Instruction
Omit every picture and write out the rest of the records exactly.
___ Supplied data
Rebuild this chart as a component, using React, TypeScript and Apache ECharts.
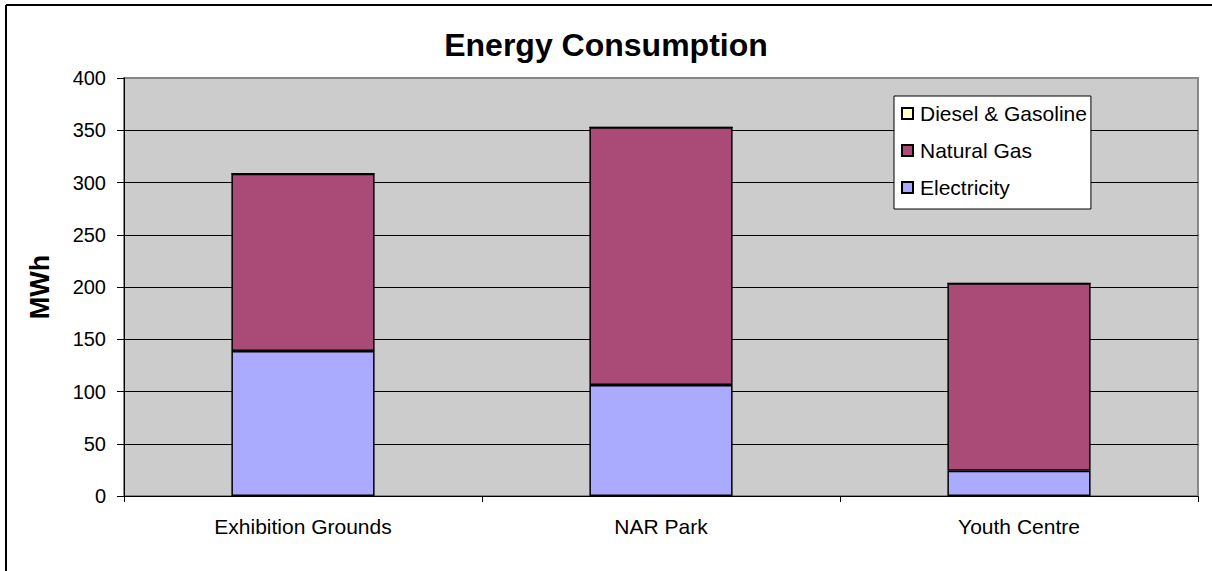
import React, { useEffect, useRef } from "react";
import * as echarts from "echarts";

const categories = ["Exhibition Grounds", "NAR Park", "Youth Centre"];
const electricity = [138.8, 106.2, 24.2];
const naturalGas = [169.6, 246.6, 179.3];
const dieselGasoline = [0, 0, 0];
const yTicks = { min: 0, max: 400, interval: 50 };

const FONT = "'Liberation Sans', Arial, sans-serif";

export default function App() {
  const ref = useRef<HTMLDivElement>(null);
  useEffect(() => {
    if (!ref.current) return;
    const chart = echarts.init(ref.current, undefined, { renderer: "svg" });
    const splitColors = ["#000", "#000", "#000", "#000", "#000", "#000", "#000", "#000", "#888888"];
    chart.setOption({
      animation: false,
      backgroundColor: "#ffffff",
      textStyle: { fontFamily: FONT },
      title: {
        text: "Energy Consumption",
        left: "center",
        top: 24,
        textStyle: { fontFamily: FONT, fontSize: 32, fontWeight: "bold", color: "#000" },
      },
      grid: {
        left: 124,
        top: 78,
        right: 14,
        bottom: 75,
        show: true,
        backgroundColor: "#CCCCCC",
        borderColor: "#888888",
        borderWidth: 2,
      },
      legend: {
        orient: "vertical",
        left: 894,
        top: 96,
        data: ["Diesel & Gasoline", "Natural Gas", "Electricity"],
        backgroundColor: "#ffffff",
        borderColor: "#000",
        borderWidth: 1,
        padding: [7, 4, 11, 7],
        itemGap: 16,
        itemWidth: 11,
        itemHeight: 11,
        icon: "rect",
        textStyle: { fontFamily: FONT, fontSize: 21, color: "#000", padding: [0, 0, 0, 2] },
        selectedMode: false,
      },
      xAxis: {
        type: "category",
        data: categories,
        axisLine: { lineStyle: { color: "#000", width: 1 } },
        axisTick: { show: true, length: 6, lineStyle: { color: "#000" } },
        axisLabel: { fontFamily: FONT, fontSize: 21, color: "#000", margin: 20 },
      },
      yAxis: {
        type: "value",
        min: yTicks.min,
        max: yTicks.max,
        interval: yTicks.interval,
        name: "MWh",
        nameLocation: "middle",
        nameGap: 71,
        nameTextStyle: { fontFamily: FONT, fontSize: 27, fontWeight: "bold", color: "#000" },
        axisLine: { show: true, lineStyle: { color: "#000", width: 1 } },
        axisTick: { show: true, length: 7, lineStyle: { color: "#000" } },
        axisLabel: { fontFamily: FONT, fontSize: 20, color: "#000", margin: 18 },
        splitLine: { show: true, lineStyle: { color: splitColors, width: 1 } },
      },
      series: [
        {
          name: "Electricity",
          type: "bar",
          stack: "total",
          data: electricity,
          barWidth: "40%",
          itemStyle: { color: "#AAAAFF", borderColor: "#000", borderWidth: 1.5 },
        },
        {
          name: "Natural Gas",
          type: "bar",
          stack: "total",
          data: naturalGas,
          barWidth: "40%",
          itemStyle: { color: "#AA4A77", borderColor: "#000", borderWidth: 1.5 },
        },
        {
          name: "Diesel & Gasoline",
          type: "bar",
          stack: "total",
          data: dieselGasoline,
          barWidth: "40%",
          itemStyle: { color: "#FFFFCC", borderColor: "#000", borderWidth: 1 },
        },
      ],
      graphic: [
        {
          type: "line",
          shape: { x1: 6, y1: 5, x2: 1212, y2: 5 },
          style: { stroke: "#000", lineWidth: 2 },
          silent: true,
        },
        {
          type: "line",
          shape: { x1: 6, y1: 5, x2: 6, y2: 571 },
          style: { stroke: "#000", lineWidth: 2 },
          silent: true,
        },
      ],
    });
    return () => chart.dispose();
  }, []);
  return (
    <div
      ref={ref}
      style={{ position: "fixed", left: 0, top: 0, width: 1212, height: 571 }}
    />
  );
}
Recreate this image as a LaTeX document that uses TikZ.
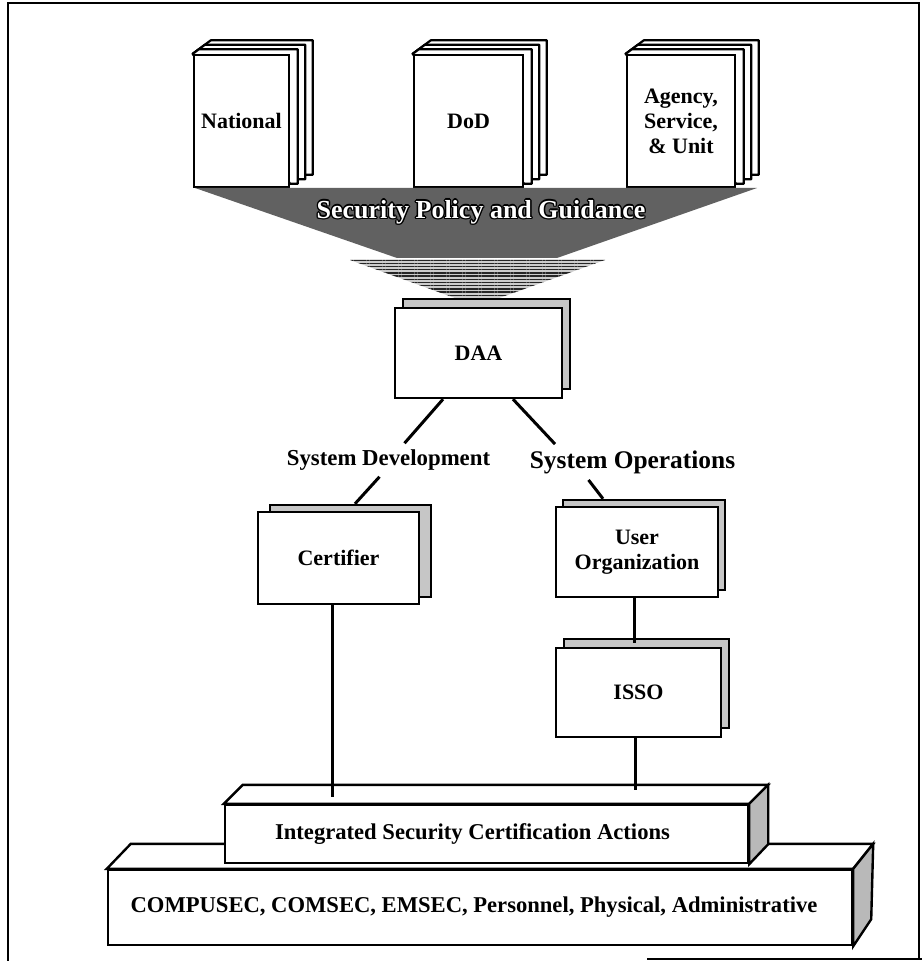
______
Completed exercise
Rebuild this chart as a component, using React, TypeScript and Apache ECharts.
import React, { useEffect, useRef } from "react";
import * as echarts from "echarts";

const categories = ["Exhibition Grounds", "NAR Park", "Youth Centre"];
const electricity = [138.8, 106.2, 24.2];
const naturalGas = [169.6, 246.6, 179.3];
const dieselGasoline = [0, 0, 0];
const yTicks = { min: 0, max: 400, interval: 50 };

const FONT = "'Liberation Sans', Arial, sans-serif";

export default function App() {
  const ref = useRef<HTMLDivElement>(null);
  useEffect(() => {
    if (!ref.current) return;
    const chart = echarts.init(ref.current, undefined, { renderer: "svg" });
    const splitColors = ["#000", "#000", "#000", "#000", "#000", "#000", "#000", "#000", "#888888"];
    chart.setOption({
      animation: false,
      backgroundColor: "#ffffff",
      textStyle: { fontFamily: FONT },
      title: {
        text: "Energy Consumption",
        left: "center",
        top: 24,
        textStyle: { fontFamily: FONT, fontSize: 32, fontWeight: "bold", color: "#000" },
      },
      grid: {
        left: 124,
        top: 78,
        right: 14,
        bottom: 75,
        show: true,
        backgroundColor: "#CCCCCC",
        borderColor: "#888888",
        borderWidth: 2,
      },
      legend: {
        orient: "vertical",
        left: 894,
        top: 96,
        data: ["Diesel & Gasoline", "Natural Gas", "Electricity"],
        backgroundColor: "#ffffff",
        borderColor: "#000",
        borderWidth: 1,
        padding: [7, 4, 11, 7],
        itemGap: 16,
        itemWidth: 11,
        itemHeight: 11,
        icon: "rect",
        textStyle: { fontFamily: FONT, fontSize: 21, color: "#000", padding: [0, 0, 0, 2] },
        selectedMode: false,
      },
      xAxis: {
        type: "category",
        data: categories,
        axisLine: { lineStyle: { color: "#000", width: 1 } },
        axisTick: { show: true, length: 6, lineStyle: { color: "#000" } },
        axisLabel: { fontFamily: FONT, fontSize: 21, color: "#000", margin: 20 },
      },
      yAxis: {
        type: "value",
        min: yTicks.min,
        max: yTicks.max,
        interval: yTicks.interval,
        name: "MWh",
        nameLocation: "middle",
        nameGap: 71,
        nameTextStyle: { fontFamily: FONT, fontSize: 27, fontWeight: "bold", color: "#000" },
        axisLine: { show: true, lineStyle: { color: "#000", width: 1 } },
        axisTick: { show: true, length: 7, lineStyle: { color: "#000" } },
        axisLabel: { fontFamily: FONT, fontSize: 20, color: "#000", margin: 18 },
        splitLine: { show: true, lineStyle: { color: splitColors, width: 1 } },
      },
      series: [
        {
          name: "Electricity",
          type: "bar",
          stack: "total",
          data: electricity,
          barWidth: "40%",
          itemStyle: { color: "#AAAAFF", borderColor: "#000", borderWidth: 1.5 },
        },
        {
          name: "Natural Gas",
          type: "bar",
          stack: "total",
          data: naturalGas,
          barWidth: "40%",
          itemStyle: { color: "#AA4A77", borderColor: "#000", borderWidth: 1.5 },
        },
        {
          name: "Diesel & Gasoline",
          type: "bar",
          stack: "total",
          data: dieselGasoline,
          barWidth: "40%",
          itemStyle: { color: "#FFFFCC", borderColor: "#000", borderWidth: 1 },
        },
      ],
      graphic: [
        {
          type: "line",
          shape: { x1: 6, y1: 5, x2: 1212, y2: 5 },
          style: { stroke: "#000", lineWidth: 2 },
          silent: true,
        },
        {
          type: "line",
          shape: { x1: 6, y1: 5, x2: 6, y2: 571 },
          style: { stroke: "#000", lineWidth: 2 },
          silent: true,
        },
      ],
    });
    return () => chart.dispose();
  }, []);
  return (
    <div
      ref={ref}
      style={{ position: "fixed", left: 0, top: 0, width: 1212, height: 571 }}
    />
  );
}
Recreate this image as a LaTeX document that uses TikZ.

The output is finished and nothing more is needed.